SUPPLIED MATERIAL:
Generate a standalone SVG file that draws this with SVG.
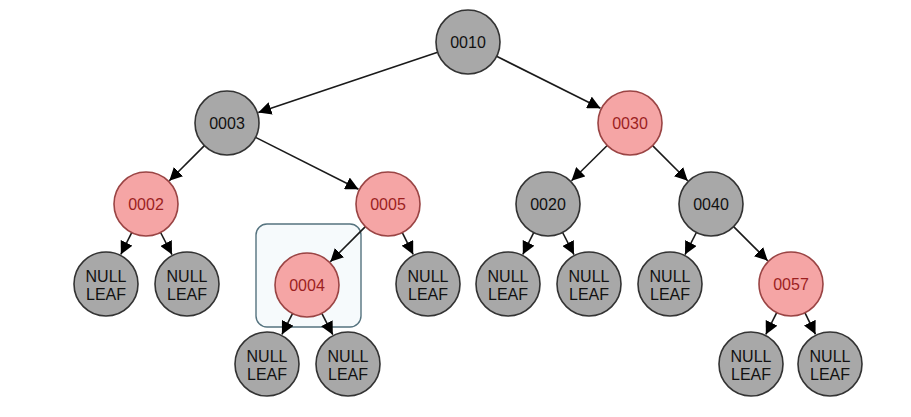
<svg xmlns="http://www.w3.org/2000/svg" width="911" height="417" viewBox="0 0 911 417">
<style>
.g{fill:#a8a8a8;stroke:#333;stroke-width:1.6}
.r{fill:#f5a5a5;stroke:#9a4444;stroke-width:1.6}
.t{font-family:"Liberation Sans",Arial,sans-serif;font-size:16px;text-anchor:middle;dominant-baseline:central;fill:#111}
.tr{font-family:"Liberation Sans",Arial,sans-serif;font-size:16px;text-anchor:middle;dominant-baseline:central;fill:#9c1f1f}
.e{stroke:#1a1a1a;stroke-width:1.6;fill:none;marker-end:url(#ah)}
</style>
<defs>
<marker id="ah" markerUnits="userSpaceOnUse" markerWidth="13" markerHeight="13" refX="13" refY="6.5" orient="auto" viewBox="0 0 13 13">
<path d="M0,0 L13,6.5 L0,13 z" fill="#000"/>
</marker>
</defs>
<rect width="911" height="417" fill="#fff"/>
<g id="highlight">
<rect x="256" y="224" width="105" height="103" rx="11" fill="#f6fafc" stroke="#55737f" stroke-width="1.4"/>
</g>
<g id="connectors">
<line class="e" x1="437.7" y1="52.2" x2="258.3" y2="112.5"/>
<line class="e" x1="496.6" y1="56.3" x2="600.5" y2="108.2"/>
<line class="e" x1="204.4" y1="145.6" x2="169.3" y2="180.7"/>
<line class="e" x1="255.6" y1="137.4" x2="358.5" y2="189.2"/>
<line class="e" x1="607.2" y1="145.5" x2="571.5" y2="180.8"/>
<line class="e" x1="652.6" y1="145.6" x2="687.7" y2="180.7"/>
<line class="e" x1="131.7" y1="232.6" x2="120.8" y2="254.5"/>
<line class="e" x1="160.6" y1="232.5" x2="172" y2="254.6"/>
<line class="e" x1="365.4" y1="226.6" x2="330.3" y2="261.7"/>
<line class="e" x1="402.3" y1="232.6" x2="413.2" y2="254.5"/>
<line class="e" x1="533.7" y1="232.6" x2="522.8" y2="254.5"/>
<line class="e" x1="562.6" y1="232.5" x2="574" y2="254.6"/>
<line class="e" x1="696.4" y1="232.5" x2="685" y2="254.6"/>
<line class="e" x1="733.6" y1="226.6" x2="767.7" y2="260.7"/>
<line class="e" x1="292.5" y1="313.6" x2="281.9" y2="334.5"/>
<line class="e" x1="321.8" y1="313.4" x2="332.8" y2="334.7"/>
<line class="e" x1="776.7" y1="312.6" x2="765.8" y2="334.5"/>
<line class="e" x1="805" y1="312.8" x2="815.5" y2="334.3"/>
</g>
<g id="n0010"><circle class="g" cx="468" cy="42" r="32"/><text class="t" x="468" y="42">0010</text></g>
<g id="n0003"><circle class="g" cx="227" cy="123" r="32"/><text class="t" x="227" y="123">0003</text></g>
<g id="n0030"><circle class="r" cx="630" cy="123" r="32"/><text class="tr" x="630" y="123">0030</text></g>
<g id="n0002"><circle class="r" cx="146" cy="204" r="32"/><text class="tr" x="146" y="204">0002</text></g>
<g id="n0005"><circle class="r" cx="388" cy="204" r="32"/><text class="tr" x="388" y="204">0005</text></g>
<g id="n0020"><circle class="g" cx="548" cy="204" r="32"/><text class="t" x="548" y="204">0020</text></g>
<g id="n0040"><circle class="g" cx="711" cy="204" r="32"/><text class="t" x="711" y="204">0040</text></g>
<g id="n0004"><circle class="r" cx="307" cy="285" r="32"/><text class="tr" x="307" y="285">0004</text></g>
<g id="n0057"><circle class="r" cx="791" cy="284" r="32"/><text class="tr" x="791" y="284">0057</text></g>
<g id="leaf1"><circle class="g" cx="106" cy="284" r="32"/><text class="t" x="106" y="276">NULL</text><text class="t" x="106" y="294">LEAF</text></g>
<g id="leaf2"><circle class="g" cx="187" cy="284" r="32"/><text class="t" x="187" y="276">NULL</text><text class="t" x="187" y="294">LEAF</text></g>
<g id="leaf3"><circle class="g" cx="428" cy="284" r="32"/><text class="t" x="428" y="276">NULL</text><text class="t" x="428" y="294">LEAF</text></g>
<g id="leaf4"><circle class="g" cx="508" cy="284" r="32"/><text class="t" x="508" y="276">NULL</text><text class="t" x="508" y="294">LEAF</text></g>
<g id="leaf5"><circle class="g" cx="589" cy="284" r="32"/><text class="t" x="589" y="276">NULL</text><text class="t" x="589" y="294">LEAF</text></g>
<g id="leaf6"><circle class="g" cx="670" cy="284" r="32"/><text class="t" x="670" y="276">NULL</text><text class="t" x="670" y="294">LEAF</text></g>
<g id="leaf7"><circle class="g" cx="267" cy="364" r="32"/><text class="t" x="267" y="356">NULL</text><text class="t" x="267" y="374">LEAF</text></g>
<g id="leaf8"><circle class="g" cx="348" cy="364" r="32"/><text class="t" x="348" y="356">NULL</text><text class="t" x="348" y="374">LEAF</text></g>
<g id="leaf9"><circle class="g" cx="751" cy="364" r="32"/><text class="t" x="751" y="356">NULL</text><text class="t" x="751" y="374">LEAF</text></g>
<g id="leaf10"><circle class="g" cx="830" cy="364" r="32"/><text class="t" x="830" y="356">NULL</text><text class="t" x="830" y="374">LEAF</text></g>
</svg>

BRIEF: Repeat all of the data above word for word, minus the pictures.

SOLUTION TO THIS EXERCISE:
Generate a standalone SVG file that draws this with SVG.
<svg xmlns="http://www.w3.org/2000/svg" width="911" height="417" viewBox="0 0 911 417">
<style>
.g{fill:#a8a8a8;stroke:#333;stroke-width:1.6}
.r{fill:#f5a5a5;stroke:#9a4444;stroke-width:1.6}
.t{font-family:"Liberation Sans",Arial,sans-serif;font-size:16px;text-anchor:middle;dominant-baseline:central;fill:#111}
.tr{font-family:"Liberation Sans",Arial,sans-serif;font-size:16px;text-anchor:middle;dominant-baseline:central;fill:#9c1f1f}
.e{stroke:#1a1a1a;stroke-width:1.6;fill:none;marker-end:url(#ah)}
</style>
<defs>
<marker id="ah" markerUnits="userSpaceOnUse" markerWidth="13" markerHeight="13" refX="13" refY="6.5" orient="auto" viewBox="0 0 13 13">
<path d="M0,0 L13,6.5 L0,13 z" fill="#000"/>
</marker>
</defs>
<rect width="911" height="417" fill="#fff"/>
<g id="highlight">
<rect x="256" y="224" width="105" height="103" rx="11" fill="#f6fafc" stroke="#55737f" stroke-width="1.4"/>
</g>
<g id="connectors">
<line class="e" x1="437.7" y1="52.2" x2="258.3" y2="112.5"/>
<line class="e" x1="496.6" y1="56.3" x2="600.5" y2="108.2"/>
<line class="e" x1="204.4" y1="145.6" x2="169.3" y2="180.7"/>
<line class="e" x1="255.6" y1="137.4" x2="358.5" y2="189.2"/>
<line class="e" x1="607.2" y1="145.5" x2="571.5" y2="180.8"/>
<line class="e" x1="652.6" y1="145.6" x2="687.7" y2="180.7"/>
<line class="e" x1="131.7" y1="232.6" x2="120.8" y2="254.5"/>
<line class="e" x1="160.6" y1="232.5" x2="172" y2="254.6"/>
<line class="e" x1="365.4" y1="226.6" x2="330.3" y2="261.7"/>
<line class="e" x1="402.3" y1="232.6" x2="413.2" y2="254.5"/>
<line class="e" x1="533.7" y1="232.6" x2="522.8" y2="254.5"/>
<line class="e" x1="562.6" y1="232.5" x2="574" y2="254.6"/>
<line class="e" x1="696.4" y1="232.5" x2="685" y2="254.6"/>
<line class="e" x1="733.6" y1="226.6" x2="767.7" y2="260.7"/>
<line class="e" x1="292.5" y1="313.6" x2="281.9" y2="334.5"/>
<line class="e" x1="321.8" y1="313.4" x2="332.8" y2="334.7"/>
<line class="e" x1="776.7" y1="312.6" x2="765.8" y2="334.5"/>
<line class="e" x1="805" y1="312.8" x2="815.5" y2="334.3"/>
</g>
<g id="n0010"><circle class="g" cx="468" cy="42" r="32"/><text class="t" x="468" y="42">0010</text></g>
<g id="n0003"><circle class="g" cx="227" cy="123" r="32"/><text class="t" x="227" y="123">0003</text></g>
<g id="n0030"><circle class="r" cx="630" cy="123" r="32"/><text class="tr" x="630" y="123">0030</text></g>
<g id="n0002"><circle class="r" cx="146" cy="204" r="32"/><text class="tr" x="146" y="204">0002</text></g>
<g id="n0005"><circle class="r" cx="388" cy="204" r="32"/><text class="tr" x="388" y="204">0005</text></g>
<g id="n0020"><circle class="g" cx="548" cy="204" r="32"/><text class="t" x="548" y="204">0020</text></g>
<g id="n0040"><circle class="g" cx="711" cy="204" r="32"/><text class="t" x="711" y="204">0040</text></g>
<g id="n0004"><circle class="r" cx="307" cy="285" r="32"/><text class="tr" x="307" y="285">0004</text></g>
<g id="n0057"><circle class="r" cx="791" cy="284" r="32"/><text class="tr" x="791" y="284">0057</text></g>
<g id="leaf1"><circle class="g" cx="106" cy="284" r="32"/><text class="t" x="106" y="276">NULL</text><text class="t" x="106" y="294">LEAF</text></g>
<g id="leaf2"><circle class="g" cx="187" cy="284" r="32"/><text class="t" x="187" y="276">NULL</text><text class="t" x="187" y="294">LEAF</text></g>
<g id="leaf3"><circle class="g" cx="428" cy="284" r="32"/><text class="t" x="428" y="276">NULL</text><text class="t" x="428" y="294">LEAF</text></g>
<g id="leaf4"><circle class="g" cx="508" cy="284" r="32"/><text class="t" x="508" y="276">NULL</text><text class="t" x="508" y="294">LEAF</text></g>
<g id="leaf5"><circle class="g" cx="589" cy="284" r="32"/><text class="t" x="589" y="276">NULL</text><text class="t" x="589" y="294">LEAF</text></g>
<g id="leaf6"><circle class="g" cx="670" cy="284" r="32"/><text class="t" x="670" y="276">NULL</text><text class="t" x="670" y="294">LEAF</text></g>
<g id="leaf7"><circle class="g" cx="267" cy="364" r="32"/><text class="t" x="267" y="356">NULL</text><text class="t" x="267" y="374">LEAF</text></g>
<g id="leaf8"><circle class="g" cx="348" cy="364" r="32"/><text class="t" x="348" y="356">NULL</text><text class="t" x="348" y="374">LEAF</text></g>
<g id="leaf9"><circle class="g" cx="751" cy="364" r="32"/><text class="t" x="751" y="356">NULL</text><text class="t" x="751" y="374">LEAF</text></g>
<g id="leaf10"><circle class="g" cx="830" cy="364" r="32"/><text class="t" x="830" y="356">NULL</text><text class="t" x="830" y="374">LEAF</text></g>
</svg>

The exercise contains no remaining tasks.